PyTorch Implementation of Multi-Singer (ACM-MM'21)
MIT License
137 stars 21 forks source link

Missing Code? #3

Closed Coice closed 2 years ago

Coice commented 2 years ago

Hello,

Generator1 requires two parameters for forward (x and c) but in the training step only the mel features are used. (No noise, or other features.)

Is this correct?

    def _train_step(self, batch):
        """Train model one step."""
        # parse batch
        x = []

        x.append(batch['feats'])
        embed = batch['embed'].to(self.device)

        y = batch['audios'].to(self.device)
        x = tuple([x_.to(self.device) for x_ in x])
        y_ = self.model["generator"](*x).to(self.device)

Thank you for your time.

SunMail-hub commented 2 years ago

Hi, Yes, I forgot to add one line when cleaning up the code, and it should be:

 def _train_step(self, batch):
        """Train model one step."""
        # parse batch
        x = []
        x.append(batch['noise'])
        x.append(batch['feats'])
Coice commented 2 years ago

@SunMail-hub thanks for your response.

The eval code seems to have the correct logic, but turning on F0 features or chroma would cause an error:

        """Evaluate model one step."""
        # parse batch
        x = []

        if self.config['use_noise_input']:
            x.append(batch['noise'])
        if self.config['use_f0']:
            x.append(batch['f0_origins'])
        if self.config['use_chroma']:
            x.append(batch['chromas'])
        x.append(batch['feats'])
        y = batch['audios'].to(self.device)
        x = tuple([x_.to(self.device) for x_ in x])
        embed = batch['embed'].to(self.device)
        y_ = self.model["generator"](*x).to(self.device)

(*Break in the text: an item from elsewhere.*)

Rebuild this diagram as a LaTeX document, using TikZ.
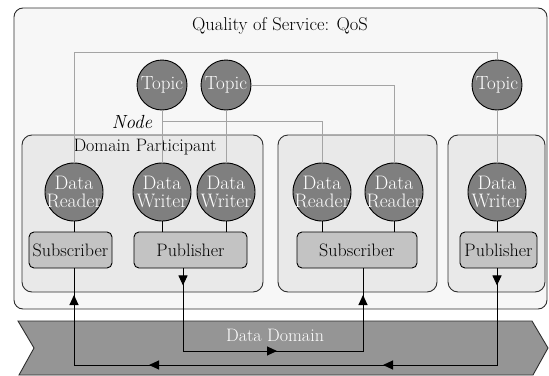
\documentclass[tikz,border=0pt]{standalone}
\usepackage{tikz}
\usetikzlibrary{arrows.meta}
\tikzset{>={Triangle[width=9pt,length=10pt]}}

\definecolor{qosfill}{HTML}{F7F7F7}
\definecolor{partfill}{HTML}{E9E9E9}
\definecolor{entfill}{HTML}{7F7F7F}
\definecolor{boxfill}{HTML}{C3C3C3}
\definecolor{bandfill}{HTML}{959595}
\definecolor{wire}{HTML}{A4A4A4}
\definecolor{edge}{HTML}{2E2E2E}

\tikzset{
  qosbox/.style={draw=edge, fill=qosfill, line width=0.9pt, rounded corners=9pt,
    minimum width=533pt, minimum height=301pt, inner sep=0pt},
  partbox/.style={draw=edge, fill=partfill, line width=0.9pt, rounded corners=10pt,
    minimum height=157pt, inner sep=0pt},
  topic/.style={circle, draw=black, fill=entfill, line width=0.9pt, text=white,
    minimum size=50pt, inner sep=0pt, font=\fontsize{19}{19}\selectfont},
  entity/.style={circle, draw=black, fill=entfill, line width=0.9pt, text=white,
    minimum size=58pt, inner sep=-8pt, align=center,
    font=\fontsize{19.5}{18}\selectfont},
  pubsub/.style={draw=black, fill=boxfill, line width=0.9pt, rounded corners=5pt,
    minimum height=36pt, inner sep=0pt},
  wiring/.style={draw=wire, line width=1pt},
  link/.style={draw=black, line width=1pt},
  flow/.style={draw=black, line width=1pt},
}

\begin{document}
\begin{tikzpicture}[x=1pt, y=-1pt, font=\fontsize{18}{18}\selectfont]
  \clip (0,0) rectangle (549,375);

  % QoS frame and the three participants
  \node[qosbox] (qos) at (280.5,158.5) {};
  \node[font=\fontsize{18.5}{18}\selectfont] (title) at (280,26) {Quality of Service: QoS};
  \node[partbox, minimum width=241pt] (partA) at (142.5,213.5) {};
  \node[partbox, minimum width=159pt] (partB) at (357.5,213.5) {};
  \node[partbox, minimum width=97pt]  (partC) at (496.5,213.5) {};
  \node (partAlbl) at (145,147) {Domain Participant};
  \node[font=\fontsize{19}{19}\selectfont\itshape] (nodelbl) at (132,122) {Node};

  % topics
  \node[topic] (topicA) at (162,85) {Topic};
  \node[topic] (topicB) at (226,85) {Topic};
  \node[topic] (topicC) at (497,85) {Topic};

  % readers and writers
  \node[entity] (readerA) at (74,192)  {Data\\Reader};
  \node[entity] (writerA) at (162,192) {Data\\Writer};
  \node[entity] (writerB) at (226,192) {Data\\Writer};
  \node[entity] (readerB) at (322,192) {Data\\Reader};
  \node[entity] (readerC) at (394,192) {Data\\Reader};
  \node[entity] (writerC) at (497,192) {Data\\Writer};

  % publishers and subscribers
  \node[pubsub, minimum width=83pt]  (subA) at (70.5,250)  {Subscriber};
  \node[pubsub, minimum width=113pt] (pubA) at (190.5,250) {Publisher};
  \node[pubsub, minimum width=120pt] (subB) at (357,250)   {Subscriber};
  \node[pubsub, minimum width=77pt]  (pubB) at (498.5,250) {Publisher};

  \draw[link] (readerA.south) -- (readerA.south |- subA.north);
  \draw[link] (writerA.south) -- (writerA.south |- pubA.north);
  \draw[link] (writerB.south) -- (writerB.south |- pubA.north);
  \draw[link] (readerB.south) -- (readerB.south |- subB.north);
  \draw[link] (readerC.south) -- (readerC.south |- subB.north);
  \draw[link] (writerC.south) -- (writerC.south |- pubB.north);

  % topic wiring
  \coordinate (wtop) at (0,52);
  \coordinate (wtap) at (162,121);
  \draw[wiring] (readerA.north) -- (readerA.north |- wtop) -| (topicC.north);
  \draw[wiring] (topicA.south) -- (writerA.north);
  \draw[wiring] (wtap) -| (readerB.north);
  \draw[wiring] (topicB.south) -- (writerB.north);
  \draw[wiring] (topicB.east) -| (readerC.north);
  \draw[wiring] (topicC.south) -- (writerC.north);

  % data domain band
  \draw[draw=edge, fill=bandfill, line width=0.9pt]
    (18,321) -- (532,321) -- (548,348) -- (533,375) -- (19,375) -- (34,348) -- cycle;
  \node[text=white] (domain) at (275,335) {Data Domain};

  % traffic through the domain
  \coordinate (colA) at (74,0);
  \coordinate (colB) at (183,0);
  \coordinate (colC) at (363,0);
  \coordinate (colD) at (497,0);
  \coordinate (busHi) at (0,351);
  \coordinate (busLo) at (0,365);

  \draw[flow] (pubA.south -| colB) -- (colB |- busHi) -- (colC |- busHi) -- (subB.south -| colC);
  \draw[flow,->] (pubA.south -| colB) -- ++(0,17);
  \draw[flow,->] (colB |- busHi) -- ++(94,0);
  \draw[flow,->] (colC |- busHi) -- ++(0,-56);

  \draw[flow] (pubB.south -| colD) -- (colD |- busLo) -- (colA |- busLo) -- (subA.south -| colA);
  \draw[flow,->] (pubB.south -| colD) -- ++(0,17);
  \draw[flow,->] (colD |- busLo) -- ++(-114,0);
  \draw[flow,->] (colD |- busLo) -- ++(-348,0);
  \draw[flow,->] (colA |- busLo) -- ++(0,-70);
\end{tikzpicture}
\end{document}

Were you concatenating the extra features (f0, chromas, etc) to the mel features to make it one vector for the c parameter or was there some other modification to the Generator1?

Again thanks for your time.

SunMail-hub commented 2 years ago

Hi @coice, you could see the settings in config file as follows:

use_f0: false
use_chroma: false
use_noise_input: true

Therefore we use c and noise as model input without extra features.